Is the infinity value a number or not, i.e. does

X is 1/0, number(X).

succeed or fail?

Same questions for IEEE NaNs, e.g. the result of X is sqrt(-2).

In IEEE arithmetic there are positive and negative zeros. Is Prolog allowed to show this difference to the user? For example, the following fails with SICStus and also with old versions of ECLiPSe:

0.0 is 0.0 * -1.0.

(the multiplication yields -0.0 which doesn't unify with 0.0)

Any opinions?

mcovingt@aisun3.ai.uga.edu Michael Covington 6th December 1993As I understand it, the draft Prolog standard picks up a different ISO standard for computer arithmetic, specifying lots of such things in detail. The standardizers felt that computer arithmetic should not be language-specific.

joachim@ecrc.de Joachim Schimpf 7th December 1993I realize that. But my posting was exactly about some problems that are

ted@crl.nmsu.edu Ted Dunning 7th December 1993Joachim Schimpf writes:

*(the multiplication yields -0.0 which doesn't unify with 0.0) *

In Prolog, unification is essentially useless for floats other than to assign values to previously unbound variables. The classic cause is the fact that you can have A = B, B = C, and A != C if you allow anything but strict bit equality. If you enforce strict bit equality for unification, then other things break.

jtai@yallara.cs.rmit.OZ.AU Chen Hiung Tai 9th December 1993Joachim Schimpf writes:

*Should e.g. *

*
*

X is 1/0.

*
raise an error or return infinity? *

Interesting point. In CLP system like CLP(R), this is handled by

A = B/C % assume { A,B,C } = number

rewriten to:

A * C = B

therefore

C = 0 then B = 0 & A = don't care

so

C = 0 & B != 0 then FAIL

I'm quite sure this is done in CLP(R) so at least there is one good reason (compatability) to do it this way. Unfortunately, complications arise when the equality is not ground. So, this method is not perfect.

ok@goanna.cs.rmit.oz.au Richard A. O'Keefe 9th December 1993Joachim Schimpf writes:

*Should e.g. *

*
*

X is 1/0.

*
raise an error or return infinity? *

The IEEE 754 standard is perfectly clear on this point. It *requires* as the default behaviour that 1.0/0.0 return +Infinity. It *recommends* in a non-normative appendix that there be some means by which a programmer can get an Overflow exception instead, If that person *explicitly* asks for it. Any system in which 1.0/0.0 *by default* raises an exception thereby fails to conform to IEEE 754.

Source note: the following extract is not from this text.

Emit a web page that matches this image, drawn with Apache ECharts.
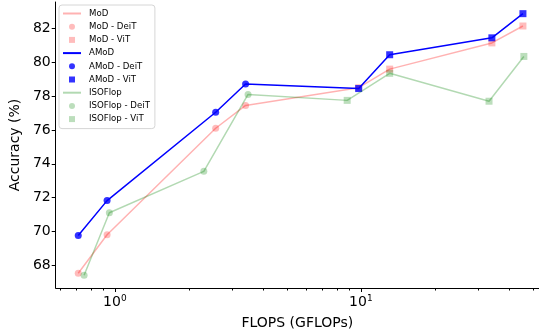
<!DOCTYPE html>
<html>
<head>
<meta charset="utf-8">
<script src="https://cdn.jsdelivr.net/npm/echarts@6/dist/echarts.min.js"></script>
<style>
  html, body { margin: 0; padding: 0; background: #fff; }
  #chart { width: 539px; height: 335px; }
</style>
</head>
<body>
<div id="chart"></div>
<script>
// FLOPs (GFLOPs) per model
const deitFlops = [0.71, 0.93, 2.57, 3.4];
const vitFlops = [9.8, 13.1, 34.1, 45.6];
const isoDeitFlops = [0.75, 0.95, 2.3, 3.48];
const isoVitFlops = [8.8, 13.1, 33.2, 46];

// accuracy (%)
const modDeit = [67.52, 69.8, 76.1, 77.45];
const modVit = [78.5, 79.6, 81.15, 82.15];
const amodDeit = [69.75, 71.82, 77.05, 78.72];
const amodVit = [78.45, 80.45, 81.45, 82.88];
const isoDeit = [67.4, 71.1, 73.55, 78.1];
const isoVit = [77.75, 79.35, 77.7, 80.35];

const yTicks = [68, 70, 72, 74, 76, 78, 80, 82];
const xMajor = [1, 10];
const xMinor = [0.6, 0.7, 0.8, 0.9, 2, 3, 4, 5, 6, 7, 8, 9, 20, 30, 40, 50];

const FONT = 'DejaVu Sans';
const RED = 'rgba(255,0,0,0.3)';
const RED_M = 'rgba(255,0,0,0.33)';
const BLUE = '#0000ff';
const GREEN = 'rgba(0,128,0,0.3)';
const GREEN_M = 'rgba(0,128,0,0.33)';
const SQUARE = 'path://M0,0L10,0L10,10L0,10Z';

const pairs = (xs, ys) => xs.map((x, i) => [x, ys[i]]);

const lineSeries = (name, color, data, width) => ({
  name,
  type: 'line',
  symbol: 'none',
  data,
  lineStyle: { color, width },
  itemStyle: { color },
  silent: true
});

const dotSeries = (name, color, symbol, data, size) => ({
  name,
  type: 'scatter',
  symbol,
  symbolSize: size,
  data,
  itemStyle: { color },
  silent: true
});

// legend: plain line for the trend entries, marker only for the scatter ones
const lineItem = name => ({ name, itemStyle: { opacity: 0 } });
const circleItem = name => ({ name, icon: 'circle' });
const squareItem = name => ({ name, icon: SQUARE });

const chart = echarts.init(document.getElementById('chart'), null, { renderer: 'canvas' });

chart.setOption({
  animation: false,
  backgroundColor: '#fff',
  textStyle: { fontFamily: FONT },
  grid: { left: 55, right: 0, top: 2, bottom: 42 },
  legend: {
    orient: 'vertical',
    left: 59,
    top: 5,
    itemWidth: 18,
    itemHeight: 6,
    itemGap: 2.2,
    padding: [3, 5, 4, 3],
    backgroundColor: 'rgba(255,255,255,0.8)',
    borderColor: '#d6d6d6',
    borderWidth: 1,
    borderRadius: 3,
    textStyle: { fontFamily: FONT, fontSize: 8.6, lineHeight: 11, color: '#000', padding: [0, 0, 0, 3] },
    data: [
      lineItem('MoD'), circleItem('MoD - DeiT'), squareItem('MoD - ViT'),
      lineItem('AMoD'), circleItem('AMoD - DeiT'), squareItem('AMoD - ViT'),
      lineItem('ISOFlop'), circleItem('ISOFlop - DeiT'), squareItem('ISOFlop - ViT')
    ]
  },
  xAxis: [
    {
      type: 'log',
      logBase: 10,
      min: 0.575,
      max: 53,
      name: 'FLOPS (GFLOPs)',
      nameLocation: 'middle',
      nameGap: 28,
      nameTextStyle: { fontFamily: FONT, fontSize: 14, color: '#000' },
      axisLine: { lineStyle: { color: '#000', width: 1 } },
      axisTick: { length: 4, lineStyle: { color: '#000' }, customValues: xMajor },
      axisLabel: {
        customValues: xMajor,
        margin: 6,
        color: '#000',
        fontFamily: FONT,
        formatter: v => (v < 5 ? '10{s|0}' : '10{s|1}'),
        rich: {
          s: { fontSize: 9, fontFamily: FONT, color: '#000', padding: [0, 0, 8, 0] }
        },
        fontSize: 14
      },
      splitLine: { show: false },
      minorTick: { show: false }
    },
    {
      type: 'log',
      logBase: 10,
      min: 0.575,
      max: 53,
      position: 'bottom',
      axisLine: { show: false },
      axisTick: { length: 2.5, lineStyle: { color: '#000' }, customValues: xMinor },
      axisLabel: { show: false },
      splitLine: { show: false }
    }
  ],
  yAxis: {
    type: 'value',
    min: 66.65,
    max: 83.57,
    name: 'Accuracy (%)',
    nameLocation: 'middle',
    nameGap: 26,
    nameTextStyle: { fontFamily: FONT, fontSize: 14, color: '#000' },
    axisLine: { show: true, lineStyle: { color: '#000', width: 1 } },
    axisTick: { show: true, length: 4, lineStyle: { color: '#000' }, customValues: yTicks },
    axisLabel: { customValues: yTicks, margin: 5, color: '#000', fontFamily: FONT, fontSize: 14 },
    splitLine: { show: false }
  },
  series: [
    lineSeries('MoD', RED, pairs(deitFlops.concat(vitFlops), modDeit.concat(modVit)), 1.5),
    dotSeries('MoD - DeiT', RED_M, 'circle', pairs(deitFlops, modDeit), 7),
    dotSeries('MoD - ViT', RED_M, 'rect', pairs(vitFlops, modVit), 7),
    lineSeries('AMoD', BLUE, pairs(deitFlops.concat(vitFlops), amodDeit.concat(amodVit)), 1.5),
    dotSeries('AMoD - DeiT', BLUE, 'circle', pairs(deitFlops, amodDeit), 7),
    dotSeries('AMoD - ViT', BLUE, 'rect', pairs(vitFlops, amodVit), 7),
    lineSeries('ISOFlop', GREEN, pairs(isoDeitFlops.concat(isoVitFlops), isoDeit.concat(isoVit)), 1.5),
    dotSeries('ISOFlop - DeiT', GREEN_M, 'circle', pairs(isoDeitFlops, isoDeit), 7),
    dotSeries('ISOFlop - ViT', GREEN_M, 'rect', pairs(isoVitFlops, isoVit), 7)
  ]
});
</script>
</body>
</html>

When I was at Quintus, we found UNIX systems whose vendors claimed that
they conformed to 754 but failed to provide any means at all for
producing infinities. We also found UNIX systems which *did* conform to
754 but where the "please give me an exception" functions did not exist
or had no effect. Of course there are systems which don't claim to
follow 754 at all (IBM mainframes, Crays, ...) and there it may be
burdensome to emulate infinities.

The standard should not require conformance to IEEE 754.

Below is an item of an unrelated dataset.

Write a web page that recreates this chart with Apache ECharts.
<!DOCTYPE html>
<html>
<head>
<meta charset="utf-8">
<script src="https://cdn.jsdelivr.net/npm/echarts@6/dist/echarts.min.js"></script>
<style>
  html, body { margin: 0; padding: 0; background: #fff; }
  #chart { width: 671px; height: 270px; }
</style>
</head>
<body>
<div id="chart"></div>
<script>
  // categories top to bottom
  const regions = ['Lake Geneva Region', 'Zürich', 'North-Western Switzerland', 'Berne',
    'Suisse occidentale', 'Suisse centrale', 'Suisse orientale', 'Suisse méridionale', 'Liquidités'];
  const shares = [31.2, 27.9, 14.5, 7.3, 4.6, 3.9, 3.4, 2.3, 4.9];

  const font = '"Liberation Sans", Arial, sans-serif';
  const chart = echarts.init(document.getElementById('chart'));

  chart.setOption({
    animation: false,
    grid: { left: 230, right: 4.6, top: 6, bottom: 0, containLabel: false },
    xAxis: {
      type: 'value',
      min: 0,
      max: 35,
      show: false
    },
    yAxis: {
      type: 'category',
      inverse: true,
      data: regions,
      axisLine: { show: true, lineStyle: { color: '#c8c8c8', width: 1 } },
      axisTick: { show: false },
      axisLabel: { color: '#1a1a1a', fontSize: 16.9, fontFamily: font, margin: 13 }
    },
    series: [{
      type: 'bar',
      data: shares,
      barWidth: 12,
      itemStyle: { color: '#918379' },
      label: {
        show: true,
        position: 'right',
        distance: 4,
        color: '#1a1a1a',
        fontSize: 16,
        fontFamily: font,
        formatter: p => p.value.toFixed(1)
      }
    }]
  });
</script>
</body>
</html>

The standard should not *forbid* conformance to IEEE 754 either.

Note that there are other things too. What about underflow? Should that return 0, or produce an exception? If you like exceptions, how about the IEEE 754 "Inexact" exception?

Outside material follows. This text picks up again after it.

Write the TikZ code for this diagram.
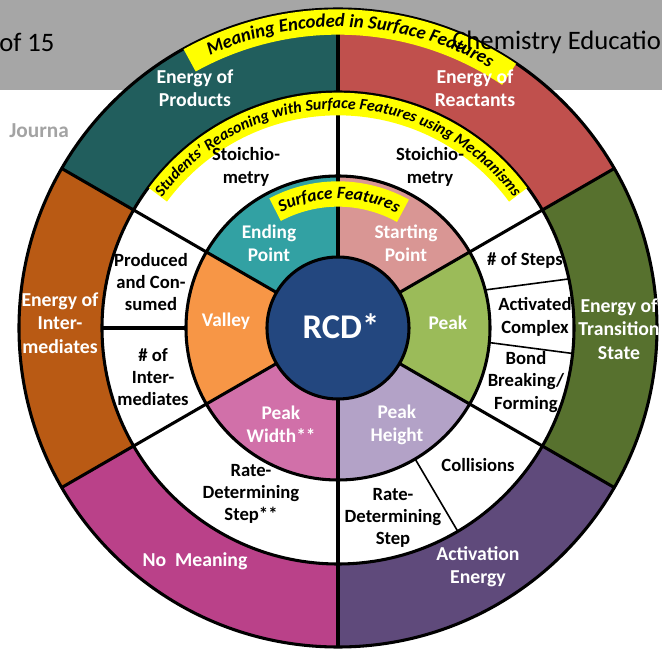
\documentclass[tikz,border=0pt]{standalone}
\usepackage{fontspec}
\setmainfont{Carlito}
\usetikzlibrary{decorations.text}

\definecolor{headgray}{HTML}{A6A6A6}
\definecolor{jgray}{HTML}{A3A3A3}
\definecolor{cproducts}{HTML}{215E5D}
\definecolor{creactants}{HTML}{C0504D}
\definecolor{cintermed}{HTML}{B95A14}
\definecolor{cnomeaning}{HTML}{BA4189}
\definecolor{cactivation}{HTML}{5F4A7B}
\definecolor{ctransition}{HTML}{57712E}
\definecolor{cending}{HTML}{32A1A3}
\definecolor{cstarting}{HTML}{D99694}
\definecolor{cvalley}{HTML}{F79646}
\definecolor{cpeakwidth}{HTML}{D170A9}
\definecolor{cpeakheight}{HTML}{B3A2C7}
\definecolor{cpeak}{HTML}{9BBB59}
\definecolor{ccore}{HTML}{23477F}
\definecolor{hilite}{HTML}{FFFF00}

% annular sector: colour, start angle, end angle, inner radius, outer radius
\newcommand\ringsector[5]{%
  \fill[#1] (#2:#4) arc[start angle=#2,end angle=#3,radius=#4]
    -- (#3:#5) arc[start angle=#3,end angle=#2,radius=#5] -- cycle;}

\begin{document}
\begin{tikzpicture}[x=0.75pt,y=0.75pt,
  outerlabel/.style={text=white,align=center,font=\bfseries\fontsize{14.8}{17.5}\selectfont},
  midlabel/.style={text=black,align=center,font=\bfseries\fontsize{14}{16.8}\selectfont},
  innerlabel/.style={text=white,align=center,font=\bfseries\fontsize{14.5}{17.5}\selectfont},
  bigline/.style={line width=2.3pt,black},
  thinline/.style={line width=1.2pt,black},
  band/.style={hilite,line width=#1},
]
\useasboundingbox (-338,-321) rectangle (324,328);
\clip (-338,-321) rectangle (324,328);

% page header strip
\fill[headgray] (-338,328) rectangle (324,238);
\node[anchor=west,inner sep=0,font=\fontsize{20}{20}\selectfont] (pagecount) at (-339,286) {of 15};
\node[anchor=west,inner sep=0,text=jgray,font=\bfseries\fontsize{16}{16}\selectfont] (journal) at (-329,197) {Journa};

% outer ring (236 to 319): meanings
\ringsector{creactants}{30}{90}{236}{319}
\ringsector{cproducts}{90}{150}{236}{319}
\ringsector{cintermed}{150}{210}{236}{319}
\ringsector{cnomeaning}{210}{270}{236}{319}
\ringsector{cactivation}{270}{330}{236}{319}
\ringsector{ctransition}{-30}{30}{236}{319}

% middle ring: reasoning
\fill[white] (0,0) circle[radius=236];

% inner ring (71 to 152): surface features
\ringsector{cstarting}{30}{90}{71}{152}
\ringsector{cending}{90}{150}{71}{152}
\ringsector{cvalley}{150}{210}{71}{152}
\ringsector{cpeakwidth}{210}{270}{71}{152}
\ringsector{cpeakheight}{270}{330}{71}{152}
\ringsector{cpeak}{-30}{30}{71}{152}

% core
\fill[ccore] (0,0) circle[radius=71];

% spokes
\foreach \a in {30,90,150,210,270,330}
  \draw[bigline] (\a:71) -- (\a:319);
\draw[bigline] (180:152) -- (180:236);
\draw[thinline] (-59.5:152) -- (-59.5:236);
\draw[thinline] (14.5:152) -- (12:236);
\draw[thinline] (-5.5:152) -- (-6.2:236);

% ring outlines
\foreach \r in {71,152,236,319}
  \draw[bigline] (0,0) circle[radius=\r];

% curved captions
\draw[band=19] (119:306) arc[start angle=119,end angle=56,radius=306];
\path[decorate,decoration={text along path,text align=center,
  text={|\bfseries\itshape\fontsize{14}{14}\selectfont|Meaning Encoded in Surface Features}}]
  (120:301) arc[start angle=120,end angle=55,radius=301];

\draw[band=17] (143.5:224) arc[start angle=143.5,end angle=36.5,radius=224];
\path[decorate,decoration={text along path,text align=center,
  text={|\bfseries\itshape\fontsize{12}{12}\selectfont|Students’ Reasoning with Surface Features using Mechanisms}}]
  (150:219) arc[start angle=150,end angle=30,radius=219];

\draw[band=19] (118:134) arc[start angle=118,end angle=61,radius=134];
\path[decorate,decoration={text along path,text align=center,
  text={|\bfseries\itshape\fontsize{13}{13}\selectfont|Surface Features}}]
  (125:129) arc[start angle=125,end angle=54,radius=129];

% header title drawn over the wheel
\node[anchor=west,inner sep=0,font=\fontsize{20}{20}\selectfont] (title) at (114,286) {Chemistry Education};

% outer ring labels
\node[outerlabel] (products) at (-143,240) {Energy of\\Products};
\node[outerlabel] (reactants) at (137,240) {Energy of\\Reactants};
\node[outerlabel] (intermediates) at (-278,5) {Energy of\\Inter-\\mediates};
\node[outerlabel] (transition) at (281,-1) {Energy of\\Transition\\State};
\node[outerlabel] (nomeaning) at (-143,-233) {No\ \ Meaning};
\node[outerlabel] (activation) at (140,-239) {Activation\\Energy};

% middle ring labels
\node[midlabel] (stoichL) at (-92,161) {Stoichio-\\metry};
\node[midlabel] (stoichR) at (92,161) {Stoichio-\\metry};
\node[midlabel] (produced) at (-187,46) {Produced\\and Con-\\sumed};
\node[midlabel] (numinter) at (-185,-49) {\# of\\Inter-\\mediates};
\node[midlabel] (rdsB) at (-87,-166) {Rate-\\Determining\\Step**};
\node[midlabel] (rdsA) at (55,-190) {Rate-\\Determining\\Step};
\node[midlabel] (collisions) at (140,-137) {Collisions};
\node[midlabel] (numsteps) at (187,68) {\# of Steps};
\node[midlabel] (actcomplex) at (197,11) {Activated\\Complex};
\node[midlabel] (bonds) at (188,-54) {Bond\\Breaking/\\Forming};

% inner ring labels
\node[innerlabel] (ending) at (-69,85) {Ending\\Point};
\node[innerlabel] (starting) at (68,85) {Starting\\Point};
\node[innerlabel] (valley) at (-112,7) {Valley};
\node[innerlabel] (peak) at (110,5) {Peak};
\node[innerlabel] (peakwidth) at (-57,-96) {Peak\\Width**};
\node[innerlabel] (peakheight) at (59,-97) {Peak\\Height};

% centre
\node[text=white,font=\bfseries\fontsize{26}{26}\selectfont] (rcd) at (3,2) {RCD*};
\end{tikzpicture}
\end{document}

I suggest that the standard should define the exceptions that *may* be
raised, and simply state that the actual behaviour is implementation
defined, either an implementation will raise the exception or it will
yield some result instead and it must document which result. It can
also require an environment enquiry (I wrote a detailed paper on
floating point arithmetic for Prolog, it's available from the
University of Auckland) such as:

environment(floating_point_arithmetic(ieee(754)))

so that a program can tell in advance what it's likely to get.

Joachim Schimpf continues:

*In the latter case, what is the syntax for the infinity value?
I.e what should *

*
*

X is 1/0, writeq(X).

*
print? Keep in mind that writeq is supposed to print every Prolog term
such that it can be read back using read/1. *

One wants a form which would not have been syntactically legal as anything else. Something like

+1.0Infinity +{bits}QNaN -1.0Infinity -{bits}SNaN

would do fine. That is, something which looks like a floating point literal, but instead of a scaling factor beginning with "e" there is a block of several letters saying what kind of special value it is. (Note that there are lots of Quiet Not-a-Numbers and lots of Signalling ones, so the form for QNaNs and SNaNs needs the numeric part to say which one you got.)

Joachim Schimpf:

*Is the infinity value a number or not, i.e. does *

*
*

X is 1/0, number(X).

*
succeed or fail? *

It is a member of the algebra whose axioms are given by IEEE 754. It is a member in perfectly good standing. One of the reasons for having the thing in the first place is to make the floating-point algebra CLOSED. Treating infinities or NaNs as anything but numbers would miss the whole point.

Joachim Schimpf:

*Same questions for IEEE NaNs, e.g. the result of X is sqrt(-2). *

See above.

Joachim Schimpf:

*In IEEE arithmetic there are positive and negative zeros. Is Prolog
allowed to show this difference to the user? E.g. the following fails
with SICStus and also with old versions of ECLiPSe: *

*
*

0.0 is 0.0 * -1.0.

*
(the multiplication yields -0.0 which
doesn't unify with 0.0) *

If you DON'T make this difference visible to the user, it isn't IEEE 754 arithmetic. The distinction between zeros is not an optional feature. Note that

(+1.0)/(+0.0) => +1.0Infinity (+1.0)/(-0.0) => -1.0Infinity

This can be justified if you regard "0" as really standing for "epsilon" and Infinity as really standing for 1/epsilon.

It is quite clear from the IEEE standard that if

X is +0.0, Y is -0.0

then

X \== Y, \+ (X = Y)

but it is equally clear that

X =:= Y, \+ (X =\= Y).

If you do anything different, it isn't 754-conformant.